Pan African reluctant to buy deep level gold

[miningmx.com] – A R200m investment in thermal coal mine Uitkomst looks like the first, and last, unusual left-field investment Pan African Resources is likely to make based on the comments of the firm’s CEO, Cobus Loots.

The investment, unveiled by Loots in July, was made only four months into the job at Pan African and coincided with a sharp decline in the share price of the company, a development most likely tied to heavy selling on the South African gold sector in general.

Nonetheless, Loots is reluctant for Pan African to spread its wings, especially if the company were to threaten its dividend promises. “We like our gold exposure and our dividend which is close to sancrosanct,” said Loots in an interview with Miningmx.

“We have paid out about 30% of our market capitalisation in the last three years. We can’t buy an asset on future market prices improving; we just don’t have that approach. We have to see a business case first,” he said.

Pan African produces about 200,000 ounces of gold a year from two core operations: the Barberton and Evander Gold Mines which are both set in Mpumalanga province. It also produces about 8,000 oz a year of platinum group metals through the retreatment of tailings dams.

So it’s a small operation but with a market value of R2.7bn, it is worth only R1bn less than Harmony Gold which produces just over one million oz of gold and which is building R8bn worth of attributable copper/gold project in Papua New Guinea.

Loots has heard the comparison before but claims it doesn’t surprise him. “Investors don’t care about resources from valuation point of view. They look at profitability and yield which is the bottom line which is a changing enviroment. They want to see us contniue to pay out dividends,” he said.

Asked them if that precludes Pan African from seeking scale, perhaps by participating in the long-expected, much-vaunted consolidation of the South Africa gold sector, Loots said: “Pan African won’t invest in any more deep level gold assets in South Africa.”

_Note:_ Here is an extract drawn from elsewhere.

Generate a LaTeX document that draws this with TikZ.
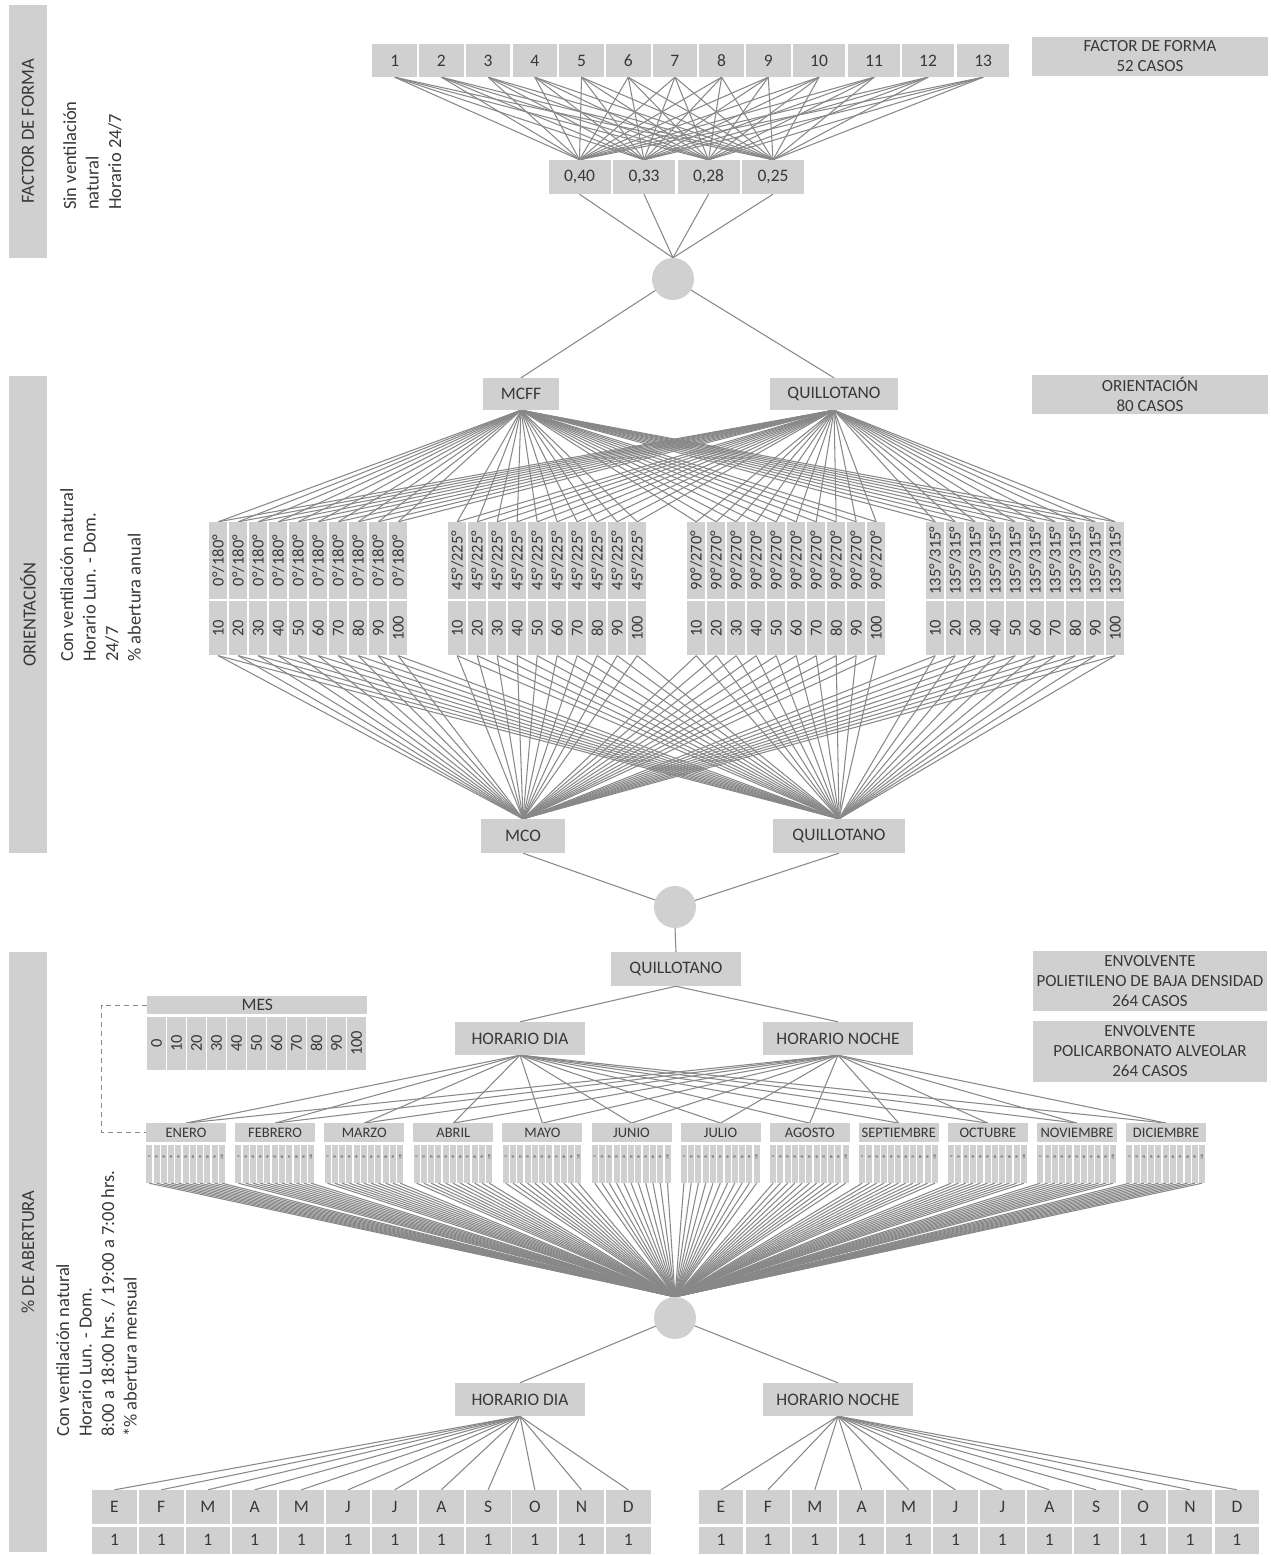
\documentclass[tikz,border=0pt]{standalone}
\usepackage{fontspec}
\setmainfont{Carlito}
\usetikzlibrary{backgrounds}
\definecolor{boxgray}{HTML}{D0D0D0}
\definecolor{linegray}{HTML}{888888}
\definecolor{txt}{HTML}{383838}
\newcommand\fsz[2]{\fontsize{#1}{#2}\selectfont}
\newcommand\angtxt[1]{\ifcase#1 0°/180°\or 45°/225°\or 90°/270°\or 135°/315°\fi}
\newcommand\mestxt[1]{\ifcase#1 ENERO\or FEBRERO\or MARZO\or ABRIL\or MAYO\or JUNIO\or JULIO\or AGOSTO\or SEPTIEMBRE\or OCTUBRE\or NOVIEMBRE\or DICIEMBRE\fi}
\newcommand\letra[1]{\ifcase#1 E\or F\or M\or A\or M\or J\or J\or A\or S\or O\or N\or D\fi}

\begin{document}
\begin{tikzpicture}[x=1pt,y=-1pt,
  cell/.style={fill=boxgray, inner sep=0pt, text=txt, font=\fsz{17.5}{21}},
  ln/.style={draw=linegray, line width=1.05pt},
  hub/.style={circle, fill=boxgray, minimum size=42pt, inner sep=0pt},
  info/.style={cell, align=center, font=\fsz{17}{20}, minimum width=236pt},
  band/.style={fill=boxgray, inner sep=0pt, minimum width=38pt, text=txt, font=\fsz{18.5}{22}},
  note/.style={rotate=90, anchor=north west, align=left, inner sep=0pt, text=txt, font=\fsz{18.5}{22.5}},
  dashline/.style={draw=linegray, line width=1pt, dash pattern=on 5pt off 4pt}]

\useasboundingbox (0,0) rectangle (1270,1555);

% ---------- side bands and notes ----------
\node[band, minimum height=253pt] (band1) at (28,131.5) {\rotatebox{90}{FACTOR DE FORMA}};
\node[band, minimum height=477pt] (band2) at (28,614.5) {\rotatebox{90}{ORIENTACIÓN}};
\node[band, minimum height=600pt] (band3) at (28,1252) {\rotatebox{90}{\% DE ABERTURA}};

\node[note] (note1) at (63,210) {Sin ventilación\\natural\\Horario 24/7};
\node[note] (note2) at (60,662) {Con ventilación natural\\Horario Lun. - Dom.\\24/7\\\% abertura anual};
\node[note] (note3) at (56,1437) {Con ventilación natural\\Horario Lun. - Dom.\\8:00 a 18:00 hrs. / 19:00 a 7:00 hrs.\\*\% abertura mensual};

% ---------- summary boxes ----------
\node[info, minimum height=39pt] (sumff) at (1150,56.5) {FACTOR DE FORMA\\52 CASOS};
\node[info, minimum height=39pt] (sumor) at (1150,394.5) {ORIENTACIÓN\\80 CASOS};
\node[info, minimum width=234pt, minimum height=60pt] (sumpe) at (1150,981) {ENVOLVENTE\\POLIETILENO DE BAJA DENSIDAD\\264 CASOS};
\node[info, minimum width=234pt, minimum height=61pt] (sumpc) at (1150,1051.5) {ENVOLVENTE\\POLICARBONATO ALVEOLAR\\264 CASOS};

% ---------- form factor ----------
\foreach \n/\x in {1/394.7,2/441.4,3/488.1,4/534.8,5/581.5,6/628.2,7/674.9,8/721.6,9/768.3}
  \node[cell, minimum width=44.6pt, minimum height=33pt] (t\n) at (\x,60.5) {\n};
\foreach \n/\x in {10/819.0,11/874.1,12/928.1,13/983.2}
  \node[cell, minimum width=51.5pt, minimum height=33pt] (t\n) at (\x,60.5) {\n};
\foreach \n/\x/\t in {1/579.5/{0,40},2/644/{0,33},3/708.5/{0,28},4/773/{0,25}}
  \node[cell, minimum width=62pt, minimum height=34pt] (f\n) at (\x,177) {\t};
\node[hub] (c1) at (673,279) {};

\node[cell, minimum width=76pt, minimum height=32pt] (mcff) at (521,394) {MCFF};
\node[cell, minimum width=128pt, minimum height=32pt] (q1) at (834,394) {QUILLOTANO};

% ---------- orientation columns ----------
\foreach \g in {0,...,3}
  \foreach \i in {0,...,9} {
    \pgfmathsetmacro\cx{209+239*\g+20*\i+9.2}
    \pgfmathtruncatemacro\v{10*(\i+1)}
    \node[cell, font=\fsz{16.5}{19}, minimum width=18.4pt, minimum height=77pt] (a\g-\i) at (\cx,560.5) {\rotatebox{90}{\angtxt{\g}}};
    \node[cell, font=\fsz{16.5}{19}, minimum width=18.4pt, minimum height=54.5pt] (b\g-\i) at (\cx,628.2) {\rotatebox{90}{\v}};
  }

\node[cell, minimum width=84pt, minimum height=34pt] (mco) at (523,836) {MCO};
\node[cell, minimum width=132pt, minimum height=34pt] (q2) at (839,836) {QUILLOTANO};
\node[hub] (c2) at (675,907) {};

% ---------- monthly opening ----------
\node[cell, minimum width=130pt, minimum height=34pt] (q3) at (676,969) {QUILLOTANO};
\node[cell, minimum width=130pt, minimum height=33pt] (hd1) at (520,1038.5) {HORARIO DIA};
\node[cell, minimum width=150pt, minimum height=33pt] (hn1) at (838,1038.5) {HORARIO NOCHE};

\node[cell, minimum width=220pt, minimum height=18pt] (mes) at (257.3,1005) {MES};
\foreach \k in {0,...,10} {
  \pgfmathsetmacro\cx{147.3+20*\k+9.35}
  \pgfmathtruncatemacro\v{10*\k}
  \node[cell, font=\fsz{16.5}{19}, minimum width=18.7pt, minimum height=53.3pt] (mc\k) at (\cx,1043.3) {\rotatebox{90}{\v}};
}

\foreach \m in {0,...,11} {
  \pgfmathsetmacro\mx{146+89.1*\m}
  \node[cell, font=\fsz{14.5}{17}, minimum width=80pt, minimum height=18.4pt] (m\m) at (\mx+40,1132.5) {\mestxt{\m}};
  \foreach \k in {0,...,10} {
    \pgfmathsetmacro\sx{\mx+7.27*\k+3.3}
    \pgfmathtruncatemacro\v{10*\k}
    \node[fill=boxgray, inner sep=0pt, minimum width=6pt, minimum height=38pt] (s\m-\k) at (\sx,1164) {};
    \node[inner sep=0pt, text=txt, font=\fsz{3.5}{4}] at (\sx,1157) {\rotatebox{90}{\v}};
  }
}
\node[hub] (c3) at (675,1318) {};

\coordinate (dtop) at (101.5,1005);
\coordinate (dbot) at (101.5,1132.5);

\node[cell, minimum width=130pt, minimum height=33pt] (hd2) at (520,1399.5) {HORARIO DIA};
\node[cell, minimum width=150pt, minimum height=33pt] (hn2) at (838,1399.5) {HORARIO NOCHE};

\foreach \k in {0,...,11} {
  \pgfmathsetmacro\lx{114.5+46.7*\k}
  \pgfmathsetmacro\rx{721+46.9*\k}
  \node[cell, minimum width=44.8pt, minimum height=34pt] (le\k) at (\lx,1507) {\letra{\k}};
  \node[cell, minimum width=44.8pt, minimum height=27pt] (lv\k) at (\lx,1540.2) {1};
  \node[cell, minimum width=44.8pt, minimum height=34pt] (re\k) at (\rx,1507) {\letra{\k}};
  \node[cell, minimum width=44.8pt, minimum height=27pt] (rv\k) at (\rx,1540.2) {1};
}

% ---------- connectors (behind the boxes) ----------
\begin{pgfonlayer}{background}
  \fill[white] (0,0) rectangle (1270,1555);
  \foreach \a in {1,...,13}
    \foreach \b in {1,...,4}
      \draw[ln] (t\a.south) -- (f\b.north);
  \foreach \b in {1,...,4}
    \draw[ln] (f\b.south) -- (c1.north);
  \draw[ln] (c1.center) -- (mcff.north);
  \draw[ln] (c1.center) -- (q1.north);
  \foreach \g in {0,...,3}
    \foreach \i in {0,...,9} {
      \draw[ln] (mcff.south) -- (a\g-\i.north);
      \draw[ln] (q1.south) -- (a\g-\i.north);
      \draw[ln] (b\g-\i.south) -- (mco.north);
      \draw[ln] (b\g-\i.south) -- (q2.north);
    }
  \draw[ln] (mco.south) -- (c2.center);
  \draw[ln] (q2.south) -- (c2.center);
  \draw[ln] (c2.south) -- (q3.north);
  \draw[ln] (q3.south) -- (hd1.north);
  \draw[ln] (q3.south) -- (hn1.north);
  \foreach \m in {0,...,11} {
    \draw[ln] (hd1.south) -- (m\m.north);
    \draw[ln] (hn1.south) -- (m\m.north);
    \foreach \k in {0,...,10}
      \draw[ln] (s\m-\k.south) -- (c3.north);
  }
  \draw[dashline] (mes.west) -- (dtop) -- (dbot) -- (m0.west);
  \draw[ln] (c3.center) -- (hd2.north);
  \draw[ln] (c3.center) -- (hn2.north);
  \foreach \k in {0,...,11} {
    \draw[ln] (hd2.south) -- (le\k.north);
    \draw[ln] (hn2.south) -- (re\k.north);
  }
\end{pgfonlayer}
\end{tikzpicture}
\end{document}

The company will, however, sniff around possible prospects beyond South Africa’s borders in the African continent, as well as seek organic growth from within its existing gold portfolio. “Maybe early next year we will have the licence to look outside.

“Anything else we do, it will be with gold. So we are looking for an African strategy. It won’t be massive, but we’d like to prove our operational credentials outside of South Africa; something that will help move the needle a bit,” he said.